#### Exercise directions:
All of the data should be output character for character, except the pictures.
>> BEGIN
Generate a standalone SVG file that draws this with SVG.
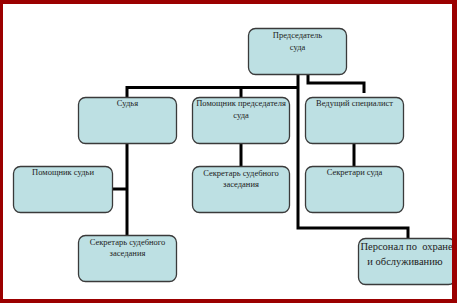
<svg xmlns="http://www.w3.org/2000/svg" width="457" height="303" viewBox="0 0 457 303">
<style>
.box{fill:#bde0e3;stroke:#3a3a3a;stroke-width:1.3}
.t{font-family:"Liberation Serif","Times New Roman",serif;font-size:8.5px;fill:#222;text-anchor:middle}
.tl{font-family:"Liberation Serif","Times New Roman",serif;font-size:10.5px;fill:#222;text-anchor:middle}
.c{fill:none;stroke:#000;stroke-width:3}
</style>
<rect x="0" y="0" width="457" height="303" fill="#fff"/>
<g id="connectors">
<path class="c" d="M298,74V228H408V238"/>
<path class="c" d="M127,97V87.5H298"/>
<path class="c" d="M241,87.5V97"/>
<path class="c" d="M308,74V83H364V93"/>
<path class="c" d="M127,143V235"/>
<path class="c" d="M112,189H127"/>
<path class="c" d="M241,143V166"/>
<path class="c" d="M354,143V166"/>
</g>
<g id="chairman">
<rect class="box" x="248.5" y="28.5" width="98" height="46" rx="7"/>
<text class="t" x="297.5" y="38">Председатель</text>
<text class="t" x="297.5" y="50">суда</text>
</g>
<g id="judge">
<rect class="box" x="78.5" y="97.5" width="98" height="46" rx="7"/>
<text class="t" x="127.5" y="106">Судья</text>
</g>
<g id="assistant-chairman">
<rect class="box" x="192.5" y="97.5" width="97" height="46" rx="7"/>
<text class="t" x="241" y="106">Помощник председателя</text>
<text class="t" x="241" y="118">суда</text>
</g>
<g id="lead-specialist">
<rect class="box" x="305.5" y="97.5" width="98" height="46" rx="7"/>
<text class="t" x="354.5" y="106">Ведущий специалист</text>
</g>
<g id="assistant-judge">
<rect class="box" x="13.5" y="166.5" width="99" height="46" rx="7"/>
<text class="t" x="63" y="175">Помощник судьи</text>
</g>
<g id="secretary-mid">
<rect class="box" x="192.5" y="166.5" width="97" height="46" rx="7"/>
<text class="t" x="241" y="176">Секретарь судебного</text>
<text class="t" x="241" y="187">заседания</text>
</g>
<g id="court-secretaries">
<rect class="box" x="305.5" y="166.5" width="98" height="46" rx="7"/>
<text class="t" x="354.5" y="175">Секретари суда</text>
</g>
<g id="secretary-left">
<rect class="box" x="78.5" y="235.5" width="98" height="46" rx="7"/>
<text class="t" x="127.5" y="245">Секретарь судебного</text>
<text class="t" x="127.5" y="256">заседания</text>
</g>
<g id="staff">
<rect class="box" x="358.5" y="238.5" width="97" height="46" rx="7"/>
<text class="tl" x="406.5" y="250" xml:space="preserve">Персонал по  охране</text>
<text class="tl" x="405" y="265">и обслуживанию</text>
</g>
<path d="M0,0H457V303H0Z M3,4V299H452V4Z" fill="#9b0000" fill-rule="evenodd"/>
</svg>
>> END
#### Answer below:
Generate a standalone SVG file that draws this with SVG.
<svg xmlns="http://www.w3.org/2000/svg" width="457" height="303" viewBox="0 0 457 303">
<style>
.box{fill:#bde0e3;stroke:#3a3a3a;stroke-width:1.3}
.t{font-family:"Liberation Serif","Times New Roman",serif;font-size:8.5px;fill:#222;text-anchor:middle}
.tl{font-family:"Liberation Serif","Times New Roman",serif;font-size:10.5px;fill:#222;text-anchor:middle}
.c{fill:none;stroke:#000;stroke-width:3}
</style>
<rect x="0" y="0" width="457" height="303" fill="#fff"/>
<g id="connectors">
<path class="c" d="M298,74V228H408V238"/>
<path class="c" d="M127,97V87.5H298"/>
<path class="c" d="M241,87.5V97"/>
<path class="c" d="M308,74V83H364V93"/>
<path class="c" d="M127,143V235"/>
<path class="c" d="M112,189H127"/>
<path class="c" d="M241,143V166"/>
<path class="c" d="M354,143V166"/>
</g>
<g id="chairman">
<rect class="box" x="248.5" y="28.5" width="98" height="46" rx="7"/>
<text class="t" x="297.5" y="38">Председатель</text>
<text class="t" x="297.5" y="50">суда</text>
</g>
<g id="judge">
<rect class="box" x="78.5" y="97.5" width="98" height="46" rx="7"/>
<text class="t" x="127.5" y="106">Судья</text>
</g>
<g id="assistant-chairman">
<rect class="box" x="192.5" y="97.5" width="97" height="46" rx="7"/>
<text class="t" x="241" y="106">Помощник председателя</text>
<text class="t" x="241" y="118">суда</text>
</g>
<g id="lead-specialist">
<rect class="box" x="305.5" y="97.5" width="98" height="46" rx="7"/>
<text class="t" x="354.5" y="106">Ведущий специалист</text>
</g>
<g id="assistant-judge">
<rect class="box" x="13.5" y="166.5" width="99" height="46" rx="7"/>
<text class="t" x="63" y="175">Помощник судьи</text>
</g>
<g id="secretary-mid">
<rect class="box" x="192.5" y="166.5" width="97" height="46" rx="7"/>
<text class="t" x="241" y="176">Секретарь судебного</text>
<text class="t" x="241" y="187">заседания</text>
</g>
<g id="court-secretaries">
<rect class="box" x="305.5" y="166.5" width="98" height="46" rx="7"/>
<text class="t" x="354.5" y="175">Секретари суда</text>
</g>
<g id="secretary-left">
<rect class="box" x="78.5" y="235.5" width="98" height="46" rx="7"/>
<text class="t" x="127.5" y="245">Секретарь судебного</text>
<text class="t" x="127.5" y="256">заседания</text>
</g>
<g id="staff">
<rect class="box" x="358.5" y="238.5" width="97" height="46" rx="7"/>
<text class="tl" x="406.5" y="250" xml:space="preserve">Персонал по  охране</text>
<text class="tl" x="405" y="265">и обслуживанию</text>
</g>
<path d="M0,0H457V303H0Z M3,4V299H452V4Z" fill="#9b0000" fill-rule="evenodd"/>
</svg>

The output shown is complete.